*What the task requires:* All of the data should be repeated exactly; pictures are not part of the copy.

*Data lines:*
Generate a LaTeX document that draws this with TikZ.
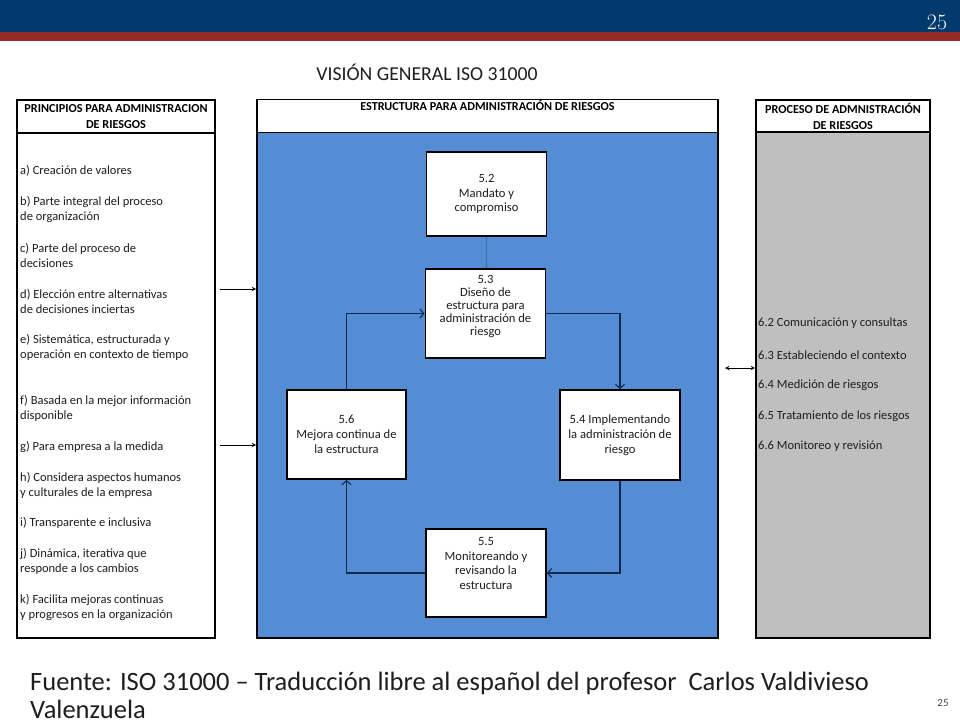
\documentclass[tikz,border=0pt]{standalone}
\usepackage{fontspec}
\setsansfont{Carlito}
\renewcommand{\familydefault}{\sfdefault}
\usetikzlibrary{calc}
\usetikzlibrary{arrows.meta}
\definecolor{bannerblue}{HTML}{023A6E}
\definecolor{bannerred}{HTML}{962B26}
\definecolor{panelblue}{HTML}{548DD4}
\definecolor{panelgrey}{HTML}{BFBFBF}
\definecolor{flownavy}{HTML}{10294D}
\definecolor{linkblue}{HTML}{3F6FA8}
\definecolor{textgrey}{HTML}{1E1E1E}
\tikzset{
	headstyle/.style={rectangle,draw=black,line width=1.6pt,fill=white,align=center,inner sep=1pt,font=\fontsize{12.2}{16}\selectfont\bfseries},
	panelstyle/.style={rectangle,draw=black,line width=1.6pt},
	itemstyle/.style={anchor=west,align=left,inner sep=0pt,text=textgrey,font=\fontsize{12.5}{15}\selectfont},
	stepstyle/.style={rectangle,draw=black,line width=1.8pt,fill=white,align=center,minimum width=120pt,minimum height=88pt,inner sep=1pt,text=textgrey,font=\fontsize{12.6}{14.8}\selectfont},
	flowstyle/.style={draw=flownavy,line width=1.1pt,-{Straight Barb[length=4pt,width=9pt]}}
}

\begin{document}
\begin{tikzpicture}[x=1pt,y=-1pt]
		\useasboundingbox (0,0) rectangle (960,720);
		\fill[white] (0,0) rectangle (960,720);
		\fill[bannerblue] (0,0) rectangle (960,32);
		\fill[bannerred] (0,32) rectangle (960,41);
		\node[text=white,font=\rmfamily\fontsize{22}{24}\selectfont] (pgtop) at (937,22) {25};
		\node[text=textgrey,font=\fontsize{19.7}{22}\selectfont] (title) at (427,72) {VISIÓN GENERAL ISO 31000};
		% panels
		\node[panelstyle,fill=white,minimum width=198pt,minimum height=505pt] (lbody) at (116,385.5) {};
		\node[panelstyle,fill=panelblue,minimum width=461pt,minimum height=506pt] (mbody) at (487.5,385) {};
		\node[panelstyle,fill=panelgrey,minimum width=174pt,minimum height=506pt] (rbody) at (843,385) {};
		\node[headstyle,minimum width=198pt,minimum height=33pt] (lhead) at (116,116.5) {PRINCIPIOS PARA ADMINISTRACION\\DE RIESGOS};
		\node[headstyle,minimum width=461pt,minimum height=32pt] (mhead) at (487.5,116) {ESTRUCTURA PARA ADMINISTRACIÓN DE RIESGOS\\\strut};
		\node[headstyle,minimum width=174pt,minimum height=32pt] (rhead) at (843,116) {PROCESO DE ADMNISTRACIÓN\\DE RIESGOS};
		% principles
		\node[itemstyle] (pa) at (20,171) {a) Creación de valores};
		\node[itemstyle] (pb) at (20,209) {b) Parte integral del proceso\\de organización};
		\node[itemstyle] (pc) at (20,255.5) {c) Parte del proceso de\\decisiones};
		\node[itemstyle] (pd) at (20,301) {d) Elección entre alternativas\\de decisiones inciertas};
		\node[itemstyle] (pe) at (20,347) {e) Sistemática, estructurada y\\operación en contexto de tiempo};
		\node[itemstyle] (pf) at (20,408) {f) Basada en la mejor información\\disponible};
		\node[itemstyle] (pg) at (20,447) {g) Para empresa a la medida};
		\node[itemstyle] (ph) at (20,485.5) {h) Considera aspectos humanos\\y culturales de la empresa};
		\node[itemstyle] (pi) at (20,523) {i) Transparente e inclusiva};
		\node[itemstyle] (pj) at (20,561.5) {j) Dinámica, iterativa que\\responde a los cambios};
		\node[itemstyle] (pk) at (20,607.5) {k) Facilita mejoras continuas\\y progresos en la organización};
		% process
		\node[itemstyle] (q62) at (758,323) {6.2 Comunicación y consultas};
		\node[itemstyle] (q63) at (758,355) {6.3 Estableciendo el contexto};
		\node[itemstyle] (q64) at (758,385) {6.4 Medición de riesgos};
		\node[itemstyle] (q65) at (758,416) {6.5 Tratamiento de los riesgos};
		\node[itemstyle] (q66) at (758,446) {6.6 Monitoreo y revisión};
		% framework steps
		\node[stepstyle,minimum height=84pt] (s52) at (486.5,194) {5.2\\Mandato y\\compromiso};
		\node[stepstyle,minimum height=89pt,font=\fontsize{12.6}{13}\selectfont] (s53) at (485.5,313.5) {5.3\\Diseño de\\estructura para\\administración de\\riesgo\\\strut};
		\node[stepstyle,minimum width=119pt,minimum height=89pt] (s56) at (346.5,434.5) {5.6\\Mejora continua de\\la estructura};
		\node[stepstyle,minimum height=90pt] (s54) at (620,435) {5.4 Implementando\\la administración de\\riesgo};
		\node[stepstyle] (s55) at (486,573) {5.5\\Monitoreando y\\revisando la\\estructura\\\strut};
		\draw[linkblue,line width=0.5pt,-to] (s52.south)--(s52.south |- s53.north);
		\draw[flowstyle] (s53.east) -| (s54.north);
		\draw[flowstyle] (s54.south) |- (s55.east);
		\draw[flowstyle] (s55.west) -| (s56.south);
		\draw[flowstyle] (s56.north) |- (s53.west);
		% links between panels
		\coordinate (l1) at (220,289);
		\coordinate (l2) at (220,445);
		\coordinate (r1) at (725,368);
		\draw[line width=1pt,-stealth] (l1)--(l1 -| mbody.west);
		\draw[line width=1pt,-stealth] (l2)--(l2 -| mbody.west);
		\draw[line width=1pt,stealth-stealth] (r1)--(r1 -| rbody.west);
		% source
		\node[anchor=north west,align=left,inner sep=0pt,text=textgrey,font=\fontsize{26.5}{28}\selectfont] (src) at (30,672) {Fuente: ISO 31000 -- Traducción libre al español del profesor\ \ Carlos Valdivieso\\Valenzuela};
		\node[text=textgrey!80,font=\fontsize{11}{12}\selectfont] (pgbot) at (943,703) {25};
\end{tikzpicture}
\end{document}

*Answer to the task:*
Generate a LaTeX document that draws this with TikZ.
\documentclass[tikz,border=0pt]{standalone}
\usepackage{fontspec}
\setsansfont{Carlito}
\renewcommand{\familydefault}{\sfdefault}
\usetikzlibrary{calc}
\usetikzlibrary{arrows.meta}
\definecolor{bannerblue}{HTML}{023A6E}
\definecolor{bannerred}{HTML}{962B26}
\definecolor{panelblue}{HTML}{548DD4}
\definecolor{panelgrey}{HTML}{BFBFBF}
\definecolor{flownavy}{HTML}{10294D}
\definecolor{linkblue}{HTML}{3F6FA8}
\definecolor{textgrey}{HTML}{1E1E1E}
\tikzset{
	headstyle/.style={rectangle,draw=black,line width=1.6pt,fill=white,align=center,inner sep=1pt,font=\fontsize{12.2}{16}\selectfont\bfseries},
	panelstyle/.style={rectangle,draw=black,line width=1.6pt},
	itemstyle/.style={anchor=west,align=left,inner sep=0pt,text=textgrey,font=\fontsize{12.5}{15}\selectfont},
	stepstyle/.style={rectangle,draw=black,line width=1.8pt,fill=white,align=center,minimum width=120pt,minimum height=88pt,inner sep=1pt,text=textgrey,font=\fontsize{12.6}{14.8}\selectfont},
	flowstyle/.style={draw=flownavy,line width=1.1pt,-{Straight Barb[length=4pt,width=9pt]}}
}

\begin{document}
\begin{tikzpicture}[x=1pt,y=-1pt]
		\useasboundingbox (0,0) rectangle (960,720);
		\fill[white] (0,0) rectangle (960,720);
		\fill[bannerblue] (0,0) rectangle (960,32);
		\fill[bannerred] (0,32) rectangle (960,41);
		\node[text=white,font=\rmfamily\fontsize{22}{24}\selectfont] (pgtop) at (937,22) {25};
		\node[text=textgrey,font=\fontsize{19.7}{22}\selectfont] (title) at (427,72) {VISIÓN GENERAL ISO 31000};
		% panels
		\node[panelstyle,fill=white,minimum width=198pt,minimum height=505pt] (lbody) at (116,385.5) {};
		\node[panelstyle,fill=panelblue,minimum width=461pt,minimum height=506pt] (mbody) at (487.5,385) {};
		\node[panelstyle,fill=panelgrey,minimum width=174pt,minimum height=506pt] (rbody) at (843,385) {};
		\node[headstyle,minimum width=198pt,minimum height=33pt] (lhead) at (116,116.5) {PRINCIPIOS PARA ADMINISTRACION\\DE RIESGOS};
		\node[headstyle,minimum width=461pt,minimum height=32pt] (mhead) at (487.5,116) {ESTRUCTURA PARA ADMINISTRACIÓN DE RIESGOS\\\strut};
		\node[headstyle,minimum width=174pt,minimum height=32pt] (rhead) at (843,116) {PROCESO DE ADMNISTRACIÓN\\DE RIESGOS};
		% principles
		\node[itemstyle] (pa) at (20,171) {a) Creación de valores};
		\node[itemstyle] (pb) at (20,209) {b) Parte integral del proceso\\de organización};
		\node[itemstyle] (pc) at (20,255.5) {c) Parte del proceso de\\decisiones};
		\node[itemstyle] (pd) at (20,301) {d) Elección entre alternativas\\de decisiones inciertas};
		\node[itemstyle] (pe) at (20,347) {e) Sistemática, estructurada y\\operación en contexto de tiempo};
		\node[itemstyle] (pf) at (20,408) {f) Basada en la mejor información\\disponible};
		\node[itemstyle] (pg) at (20,447) {g) Para empresa a la medida};
		\node[itemstyle] (ph) at (20,485.5) {h) Considera aspectos humanos\\y culturales de la empresa};
		\node[itemstyle] (pi) at (20,523) {i) Transparente e inclusiva};
		\node[itemstyle] (pj) at (20,561.5) {j) Dinámica, iterativa que\\responde a los cambios};
		\node[itemstyle] (pk) at (20,607.5) {k) Facilita mejoras continuas\\y progresos en la organización};
		% process
		\node[itemstyle] (q62) at (758,323) {6.2 Comunicación y consultas};
		\node[itemstyle] (q63) at (758,355) {6.3 Estableciendo el contexto};
		\node[itemstyle] (q64) at (758,385) {6.4 Medición de riesgos};
		\node[itemstyle] (q65) at (758,416) {6.5 Tratamiento de los riesgos};
		\node[itemstyle] (q66) at (758,446) {6.6 Monitoreo y revisión};
		% framework steps
		\node[stepstyle,minimum height=84pt] (s52) at (486.5,194) {5.2\\Mandato y\\compromiso};
		\node[stepstyle,minimum height=89pt,font=\fontsize{12.6}{13}\selectfont] (s53) at (485.5,313.5) {5.3\\Diseño de\\estructura para\\administración de\\riesgo\\\strut};
		\node[stepstyle,minimum width=119pt,minimum height=89pt] (s56) at (346.5,434.5) {5.6\\Mejora continua de\\la estructura};
		\node[stepstyle,minimum height=90pt] (s54) at (620,435) {5.4 Implementando\\la administración de\\riesgo};
		\node[stepstyle] (s55) at (486,573) {5.5\\Monitoreando y\\revisando la\\estructura\\\strut};
		\draw[linkblue,line width=0.5pt,-to] (s52.south)--(s52.south |- s53.north);
		\draw[flowstyle] (s53.east) -| (s54.north);
		\draw[flowstyle] (s54.south) |- (s55.east);
		\draw[flowstyle] (s55.west) -| (s56.south);
		\draw[flowstyle] (s56.north) |- (s53.west);
		% links between panels
		\coordinate (l1) at (220,289);
		\coordinate (l2) at (220,445);
		\coordinate (r1) at (725,368);
		\draw[line width=1pt,-stealth] (l1)--(l1 -| mbody.west);
		\draw[line width=1pt,-stealth] (l2)--(l2 -| mbody.west);
		\draw[line width=1pt,stealth-stealth] (r1)--(r1 -| rbody.west);
		% source
		\node[anchor=north west,align=left,inner sep=0pt,text=textgrey,font=\fontsize{26.5}{28}\selectfont] (src) at (30,672) {Fuente: ISO 31000 -- Traducción libre al español del profesor\ \ Carlos Valdivieso\\Valenzuela};
		\node[text=textgrey!80,font=\fontsize{11}{12}\selectfont] (pgbot) at (943,703) {25};
\end{tikzpicture}
\end{document}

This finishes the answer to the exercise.